Tuesday, August 19, 2008

But I'm angry NOW!

I recently decided to start getting into shooting competitions, and had been contemplating the expenses of such an undertaking. Mostly ammo. Lots of ammo. Expensive ammo. It seemed training was best accomplished with a .22 conversion on your gun of choice, and after looking at some of the best 22 conversion kits on the market I realized I didn't even have one of the best guns on the market and should probably reign it back a little. So I decided on a similarly dimensioned firearm that happened to already be on my list; a Browning Buckmark.

The local gun shop was having a sale on Buckmarks, and I was happy to oblige. Sadly, the recent purchase of my S&W 442 and California's one handgun per 30 days law meant I'd have to wait until the 20th to start DROS.

So here's my question; if the point of the 10 day waiting period is for "cooling off" (federal background check takes seconds) why couldn't the 10 day waiting period start 20 days after the previous handgun purchase? Well, that question assumes some form of logic applies to the gun laws.

Buckmark standard URX

Will be my first .22 pistol. I'm looking forward to shooting without my brain automatically calculating the cost of each shot downrange.


blogagog said...

The waiting period makes sense, because you might want to kill someone with a specific caliber, and the waiting gives you time to cool off. Hey, it's possible. Only crazy people want to shoot other people, and crazy people could possibly have crazy caliber-related homicidal tendencies, no?

I'm with you on .22 pistols though.

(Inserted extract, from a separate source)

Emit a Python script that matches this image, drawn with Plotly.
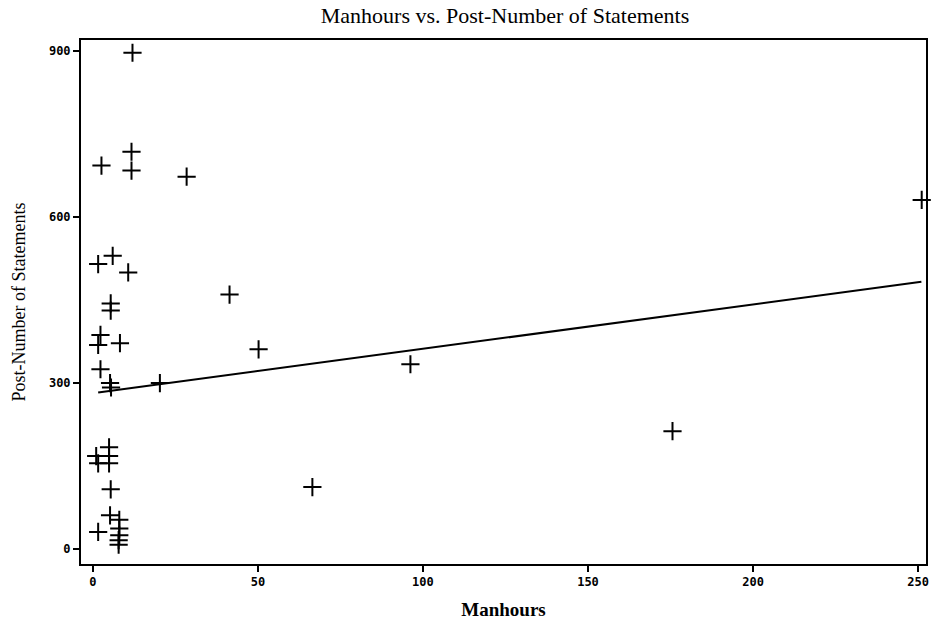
import plotly.graph_objects as go

# Scatter data (Manhours, Post-Number of Statements)
manhours = [12, 11.7, 2.6, 11.7, 28.4, 1.6, 6.0, 10.7, 41.4, 5.4, 5.4,
            2.3, 1.6, 8.2, 50.2, 2.3, 5.2, 5.5, 20.3,
            4.9, 1.0, 4.9, 1.6, 4.9, 5.4, 66.5,
            5.2, 8.0, 1.6, 8.0, 8.0, 7.8, 7.8,
            96.2, 175.6, 251.1]
statements = [897, 718, 693, 684, 673, 515, 530, 500, 460, 444, 431,
              387, 369, 372, 361, 325, 300, 292, 300,
              184, 168, 168, 155, 155, 108, 112,
              61, 53, 31, 37, 25, 16, 8,
              334, 213, 631]

# Fitted regression line endpoints
fit_x = [1.6, 251.0]
fit_y = [283, 483]

x_ticks = [0, 50, 100, 150, 200, 250]
y_ticks = [0, 300, 600, 900]

fig = go.Figure()
fig.add_trace(go.Scatter(
    x=fit_x, y=fit_y, mode="lines",
    line=dict(color="black", width=2), showlegend=False, hoverinfo="skip"))
fig.add_trace(go.Scatter(
    x=manhours, y=statements, mode="markers", cliponaxis=False,
    marker=dict(symbol="cross-thin", size=13, line=dict(color="black", width=2)),
    showlegend=False))

tick_font = dict(family="DejaVu Sans Mono", size=12, color="black", weight="bold")
fig.update_layout(
    width=932, height=634,
    margin=dict(l=81, r=6, t=40, b=70),
    paper_bgcolor="white", plot_bgcolor="white",
    title=dict(text="Manhours vs. Post-Number of Statements",
               x=505 / 932, xanchor="center", xref="container",
               y=1 - 15 / 634, yanchor="middle", yref="container",
               font=dict(family="Liberation Serif", size=22, color="black")),
    xaxis=dict(range=[-3.6, 252.4], tickvals=x_ticks, ticktext=[str(v) for v in x_ticks],
               automargin=False,
               showgrid=False, zeroline=False, showline=True, linecolor="black", linewidth=2,
               mirror=True, ticks="outside", ticklen=6, tickwidth=2, tickcolor="black",
               tickfont=tick_font,
               title=dict(text="Manhours", standoff=14,
                          font=dict(family="Liberation Serif", size=19, color="black",
                                    weight="bold"))),
    yaxis=dict(range=[-27, 920], tickvals=y_ticks, ticktext=[str(v) for v in y_ticks],
               automargin=False,
               showgrid=False, zeroline=False, showline=True, linecolor="black", linewidth=2,
               mirror=True, ticks="outside", ticklen=6, tickwidth=2, tickcolor="black",
               tickfont=tick_font,
               title=dict(text="Post-Number of Statements", standoff=19,
                          font=dict(family="Liberation Serif", size=18, color="black"))),
)

fig.write_html("out.html", config={"displayModeBar": False},
               post_script="document.body.style.margin='0';")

The cool thing about .22s is that you can test your ability to re-acquire the target without worrying about the $5 you just blew with a stupid rapidfire *bang* *bang* *bang* *bang*, when the first one will score, but the last three probably won't even end up on the target.

Mojo said...

Is a .22 really good for testing your ability to reacquire a target, though? It's got practically no recoil. I've been shying away from the range lately due to ammo costs.

Am I missing something about .22s?

Anonymous said...

.22's are great for shooting fundamentals, "getting back to basics" if you will.

Some of the habits that shooters develop after long range sessions with heavier/sharper recoiling calibers will be absent when shooting .22's, things like shot anticipation, flinching, jerking the trigger, limp wristing, etc. The negligible recoil will allow shooters to more carefully concentrate on sight alignment, target picture, trigger control, breathing, etc.

I wouldn't say it's the best for testing target reacquisition, unless you plan on using it as a defensive weapon, which I'd highly recommend against. You need to do that with your carry/duty/defensive pistol. But getting back to fundamentals is always a good thing...

Oh, and you can afford to shoot them all day. A thousand rounds worth of skill in a few hours on the range for a fraction of the price.

Fletch said...

If it helps me develop every shooting skill except target reacquisition for a fraction of the price, I'll still take it with gusto.

I know the pros train with 22 conversion kits, but I'll be sure to post how the increased trigger time on the 22 transfers to the 1911.

Hell, what's the worst that happens? I have fun shooting more often? :)

Mojo said...

You make a compelling point. Maybe I'll put up less of a stinker at the next IDPA match with a lot of .22 time at the range to make up for the .40 time I'm lacking lately. I'm inspired to go check out some .22s. Thanks!

defiant_infidel said...

I wholeheartedly agree with Josh... I am glad I always read all the comments first, as I would have been redundant otherwise.

When the fundamentals of shooting are fully embedded and have become natural reflex... recoil is truly unnoticed and removed as a factor.

I used .22's all the time to practice before shooting my custom 500 grain Barnes X loads in my 45-70 Govt. TC pistol at 250 meters on steel silhouettes. It makes you concentrate on what comes before the trigger is squeezed... and that teaches your mind that what comes afterwards is irrelevant and harmless.